Hamlet's question may be aimed at Horatio, or else Hamlet is questioning Marcellus, and Horatio responds, either coming to the guard's aid or interrupting his potential reply.

HAMLET
Did you not speak to it?

HORATIO
My lord, I did;
But answer made it none; yet once methought
It lifted up its head and did address
Itself to motion, like as it would speak;
But even then the morning cock crew loud,
And at the sound it shrunk in haste away,
And vanished from our sight.

HAMLET
'Tis very strange.

HORATIO
As I do live, my honoured lord, 'tis true;
And we did think it writ down in our duty
To let you know of it.

HAMLET
Indeed, indeed, sirs, but this troubles me.
Hold you the watch tonight?

MARCELLUS & BERNARDO
We do, my lord.

Hamlet's questioning is odd here, as he begins by asking about the approaching watch and the guards, then switches abruptly into asking about the previous nights and the Ghost. 

HAMLET
Armed, say you?

MARCELLUS & BERNARDO
Armed, my lord.

HAMLET
From top to toe?

MARCELLUS & BERNARDO
My lord, from head to foot.

HAMLET
Then saw you not his face?

Horatio once more takes over the exchange. Again, Hamlet may be addressing him, or Marcellus and Bernardo may be unable to answer, or Horatio may be interrupting.

HORATIO
O, yes, my lord; he wore his beaver up.

HAMLET
What, looked he frowningly?

HORATIO
A countenance more in sorrow than in anger.

HAMLET
Pale or red?

Even with the open visor, the audience probably cannot see much of the Ghost's face. This description, however, may feed into the delivery of the Ghost's lines in 1.5. 

HORATIO
Nay, very pale.

HAMLET
And fixed his eyes upon you?

HORATIO
Most constantly.

This entire exchange is made in short, staccato bursts, mostly in simple monosyllable words, marking a change in rhythm and tone from the earlier lengthy speeches.

HAMLET
I would I had been there.

HORATIO
It would have much amazed you.

HAMLET
Very like, very like. Stayed it long?

HORATIO
While one with moderate haste might tell a hundred.

MARCELLUS and BERNARDO
Longer, longer.

HORATIO
Not when I saw't.

A "grizzled" beard would be gray or graying. A "sable silvered" would be black with white strands or patches. These may be equivalent statements, or else Horatio may be contradicting Hamlet, which would suggest that Hamlet's question was misleading, a deliberate test which Horatio passes.

HAMLET
His beard was grizzled – no?

HORATIO
It was, as I have seen it in his life,
A sable silvered.

HAMLET
I will watch tonight;
Perchance 'twill walk again.

HORATIO
I warrant it will.

"Assume" is an important idea here: the belief was that spirits could take on various shapes, including those of departed souls. The Ghost may be Hamlet's father, or else some spirit using his shape, either for good cause (warning of danger to the realm) or evil (tempting Hamlet into damnation).

HAMLET
If it assume my noble father's person,
I'll speak to it, though hell itself should gape
And bid me hold my peace. I pray you all,
If you have hitherto concealed this sight,
Let it be tenable in your silence still;
And whatsoever else shall hap tonight,
Give it an understanding, but no tongue;
I will requite your loves. So, fare you well.
Upon the platform, 'twixt eleven and twelve,
I'll visit you.

As before, Hamlet rejects the proper offer of "duty," substituting "love" in its place. He insists that Horatio and the guards-- his social inferiors-- are friends and confidantes, which may explain their loyalty to him.

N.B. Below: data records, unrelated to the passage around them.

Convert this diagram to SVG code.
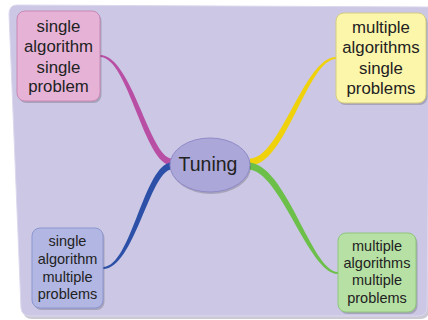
<svg xmlns="http://www.w3.org/2000/svg" width="428" height="320" viewBox="0 0 428 320">
<style>
text{font-family:"Liberation Sans",Arial,sans-serif;fill:#222;text-anchor:middle}
.big{font-size:16.8px}
.small{font-size:14.5px}
.shadow{fill:#000;opacity:0.18}
</style>
<rect width="428" height="320" fill="#ffffff"/>
<path d="M18,7 L430,9 L429,310 Q429,319 420,319 L32,319 Q24,319 23,311 L11,16 Q11,7 18,7 Z" fill="#8a87a0" opacity="0.45"/>
<path d="M17,5 L430,7 L427,307 Q427,316 418,316 L30,316 Q22,316 21,308 L9,14 Q9,5 17,5 Z" fill="#cbc7e4" stroke="#dcd9ef" stroke-width="1"/>
<g id="connectors">
<path d="M100,55 C131.5,55 150,158.5 172,158.5 L172,165.5 C144,165.5 128.5,57 100,57 Z" fill="#b84fa4"/>
<path d="M336,57 C304.5,57 280,158.5 250,158.5 L250,165.5 C286,165.5 307.5,59 336,59 Z" fill="#f0d20c"/>
<path d="M103,267 C131.5,267 144,162.5 172,162.5 L172,169.5 C150,169.5 134.5,269 103,269 Z" fill="#2c50a8"/>
<path d="M338,272 C311.5,272 286,162.5 248,162.5 L248,169.5 C280,169.5 308.5,274 338,274 Z" fill="#6cc04a"/>
</g>
<g id="node-center">
<ellipse cx="211" cy="167" rx="40" ry="27" class="shadow"/>
<ellipse cx="210" cy="165" rx="40" ry="27" fill="#aba7d8" stroke="#8f8ac8" stroke-width="1"/>
<text x="208" y="171" style="font-size:19.5px">Tuning</text>
</g>
<g id="node-single-single">
<rect x="18.5" y="13" width="83" height="90" rx="8" class="shadow"/>
<rect x="17" y="11" width="83" height="90" rx="8" fill="#e6b3d7" stroke="#c888b8" stroke-width="1"/>
<text class="big" x="58.5" y="32">single</text>
<text class="big" x="58.5" y="52">algorithm</text>
<text class="big" x="58.5" y="72.5">single</text>
<text class="big" x="58.5" y="92">problem</text>
</g>
<g id="node-multiple-single">
<rect x="337.5" y="15" width="90" height="90" rx="8" class="shadow"/>
<rect x="336" y="13" width="90" height="90" rx="8" fill="#fcf6ab" stroke="#d6cc80" stroke-width="1"/>
<text class="big" x="381" y="33">multiple</text>
<text class="big" x="381" y="53">algorithms</text>
<text class="big" x="381" y="74">single</text>
<text class="big" x="381" y="93.5">problems</text>
</g>
<g id="node-single-multiple">
<rect x="33.5" y="230" width="71" height="80" rx="8" class="shadow"/>
<rect x="32" y="228" width="71" height="80" rx="8" fill="#b1b6e2" stroke="#8c96d2" stroke-width="1"/>
<text class="small" x="67.5" y="246">single</text>
<text class="small" x="67.5" y="264">algorithm</text>
<text class="small" x="67.5" y="281.5">multiple</text>
<text class="small" x="67.5" y="299">problems</text>
</g>
<g id="node-multiple-multiple">
<rect x="339.5" y="235" width="78" height="79" rx="8" class="shadow"/>
<rect x="338" y="233" width="78" height="79" rx="8" fill="#b6e0a4" stroke="#8ec67c" stroke-width="1"/>
<text class="small" x="377" y="250.5">multiple</text>
<text class="small" x="377" y="267.5">algorithms</text>
<text class="small" x="377" y="285">multiple</text>
<text class="small" x="377" y="302.5">problems</text>
</g>
</svg>
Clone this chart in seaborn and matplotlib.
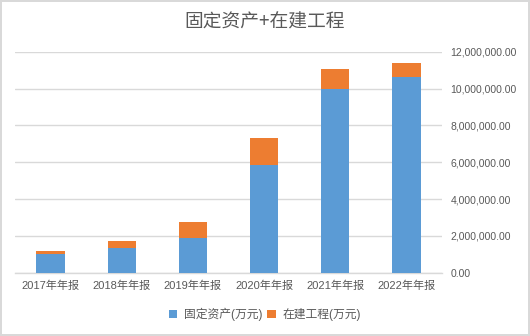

Where Horatio saw the Ghost as a warning of events to come, Hamlet posits it as a result of a past transgression. His talk of "foul deeds" raises the idea of a hidden crime, but the play has not yet suggested what it might be.

ALL
Our duty to your honour.

HAMLET
Your loves, as mine to you: farewell.

Exeunt all but HAMLET

My father's spirit in arms! All is not well;
I doubt some foul play: would the night were come!
Till then sit still, my soul: foul deeds will rise,
Though all the earth o'erwhelm them, to men's eyes.